15 juin, 2018Les forces de sécurité iraniennes ont arrêté et mis en prison ce 12 juin des dizaines de travailleurs qui manifestaient contre le non-versement de leur salaire depuis des mois.
La police et les forces de sécurité s’en sont pris aux travailleurs de la National Iranian Steel Industrial Company dans la ville d’Ahvaz lorsqu’ils se sont rassemblés pour manifester sur la place Kian Pars ; environ 60 d’entre eux ont été roués de coups et placés en détention.
Ces travailleurs étaient en grève depuis 17 jours à propos de l’absence de paiement de leurs salaires par la direction depuis des mois, ainsi que contre le non-versement des cotisations sociales qui les concernent, ce qui implique que ni les travailleurs, ni leurs familles ne peuvent bénéficier de soins de santé.
Selon le Syndicat des métallurgistes et mécaniciens d’Iran (UMMI), affilié à IndustriALL Global Union, 46 travailleurs ont été libérés sous condition dans la soirée du 13 juin, à la suite de vastes protestations contre leurs arrestation et détention prolongée.
Cependant, la Cour révolutionnaire d’Ahvaz a refusé de libérer sous condition un certain nombre de travailleurs, dont Karim Siyahi, Mohammad Ali Jamaati, Mohammad Falahi et Javad Eskandari, au prétexte que des poursuites étaient engagées par des plaignants privés au sujet de bris de vitre dans des bureaux de Membres du Parlement au cours des premières manifestations dans la ville.

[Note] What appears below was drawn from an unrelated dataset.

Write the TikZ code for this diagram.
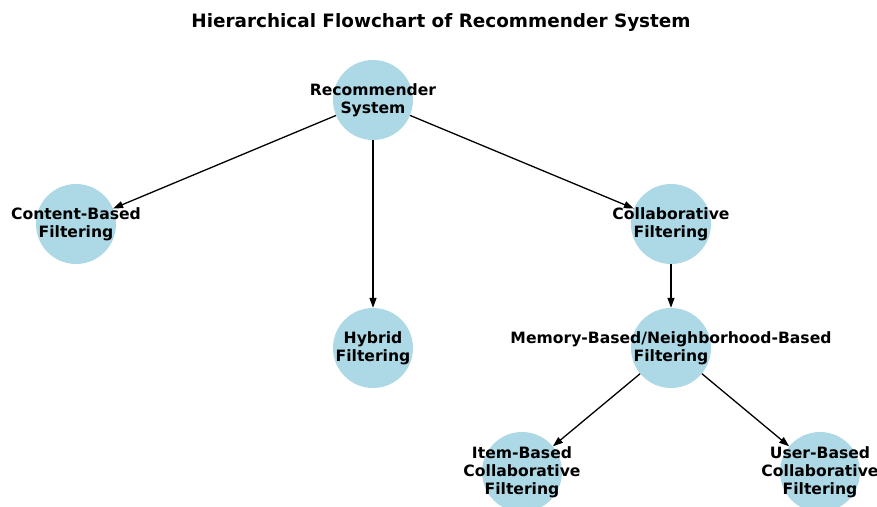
\documentclass[tikz,border=0pt]{standalone}
\usepackage{fontspec}
\setmainfont{DejaVu Sans}
\usetikzlibrary{arrows.meta}
\definecolor{nodeblue}{HTML}{ADD8E6}
\tikzset{
  circ/.style={circle,fill=nodeblue,minimum size=80pt,inner sep=0pt},
  lbl/.style={font=\fontsize{15.6}{18}\selectfont\bfseries,align=center,inner sep=0pt},
  edge/.style={draw=black,line width=1.3pt,-{Triangle[length=10pt,width=7pt]}},
}
\begin{document}
\begin{tikzpicture}[x=1pt,y=-1pt]
\useasboundingbox (0,0) rectangle (877,506);
\clip (0,0) rectangle (877,506);
\node[font=\fontsize{18.4}{22}\selectfont\bfseries] (title) at (441,22) {Hierarchical Flowchart of Recommender System};
\node[circ] (rec) at (373,100) {};
\node[circ] (cb) at (76,224) {};
\node[circ] (cf) at (671,224) {};
\node[circ] (hy) at (373,348) {};
\node[circ] (mb) at (671,348) {};
\node[circ] (ib) at (522,472) {};
\node[circ] (ub) at (820,472) {};
\draw[edge] (rec) -- (cb);
\draw[edge] (rec) -- (hy);
\draw[edge] (rec) -- (cf);
\draw[edge] (cf) -- (mb);
\draw[edge] (mb) -- (ib);
\draw[edge] (mb) -- (ub);
\node[lbl] (recl) at (rec) {Recommender\\System};
\node[lbl] (cbl) at (cb) {Content-Based\\Filtering};
\node[lbl] (cfl) at (cf) {Collaborative\\Filtering};
\node[lbl] (hyl) at (hy) {Hybrid\\Filtering};
\node[lbl] (mbl) at (mb) {Memory-Based/Neighborhood-Based\\Filtering};
\node[lbl] (ibl) at (ib) {Item-Based\\Collaborative\\Filtering};
\node[lbl] (ubl) at (ub) {User-Based\\Collaborative\\Filtering};
\end{tikzpicture}
\end{document}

Les manifestations contre les versements sans cesse reportés des salaires, et la grave pression financière que cela entraîne pour les travailleurs et leurs familles, ont débuté en décembre 2017, et depuis lors, des négociations sont en cours pour le versement des arriérés de salaire ainsi que pour assurer que les employeurs paient une prime de fin d’année (à verser le 21 mars pour coïncider avec le Nouvel An iranien) et pour que soient rencontrées leurs obligations par rapport aux prélèvements sociaux.
Début mars, certains ont reçu, en partie ou en totalité, les salaires qui leur étaient dus, mais ceci ne concernaient donc par tous les travailleurs. Ainsi donc, le modèle consistant à ajourner, au moins en partie dans le meilleur des cas, le versement des salaires ainsi que la situation concernant les versements en matière de sécurité sociale de la part des employeurs, perdurent.
En octobre 2017, la Banque Nationale d’Iran a vendu le complexe sidérurgique à un magnat iranien, Abdolreza Mousavi, dans le cadre de démarches visant à couvrir ses dettes. L’entreprise, qui emploie 4.000 travailleurs, a été gravement mal gérée et fonctionne à une fraction de sa capacité. Les travailleurs font état du fait que des machines et de l’outillage ont été vendus. Le mois dernier, la propriété de l’entreprise aurait été rétrocédée à la Banque Nationale, mais les travailleurs indiquent que Mousavi se présenterait toujours à l’usine et que l’identité du propriétaire n’est pas claire.
Un porte-parole de l’UMMI déclare :
“L’UMMI appelle à la libération immédiate et inconditionnelle des sidérurgistes manifestants qui restent en détention. Ils sont innocents de tout délit et n’ont rien fait pour mériter d’être privés de liberté. De plus, nous appelons les autorités et la direction de l’entreprise à engager un dialogue avec les syndicats indépendants qui relaient les revendications des travailleurs, afin que le conflit puisse se régler rapidement et dans les règles. L’UMMI condamne également l’arrestation, l’emprisonnement, les mauvais traitements et la torture de travailleurs qui avancent de légitimes revendications quant au versement de leurs salaires.”
Le Secrétaire général adjoint d’IndustriALL, Kemal Özkan, déclare :
“Nous appelons le gouvernement iranien à intervenir d’urgence pour porter remède à la situation précaire de la National Iranian Steel Company. Nous revendiquons la libération de tous les travailleurs emprisonnés et que l’Iran se conforme aux conventions 87 et 98 de l’OIT qui garantissent aux travailleurs de pouvoir exercer leurs droits à poursuivre des activités syndicales légitimes et à négocier collectivement.”
***UPDATE***
Ce 21 juin, l’UMMI a fait savoir que six militants connus étaient toujours détenus alors que le reste des manifestants a été relâché.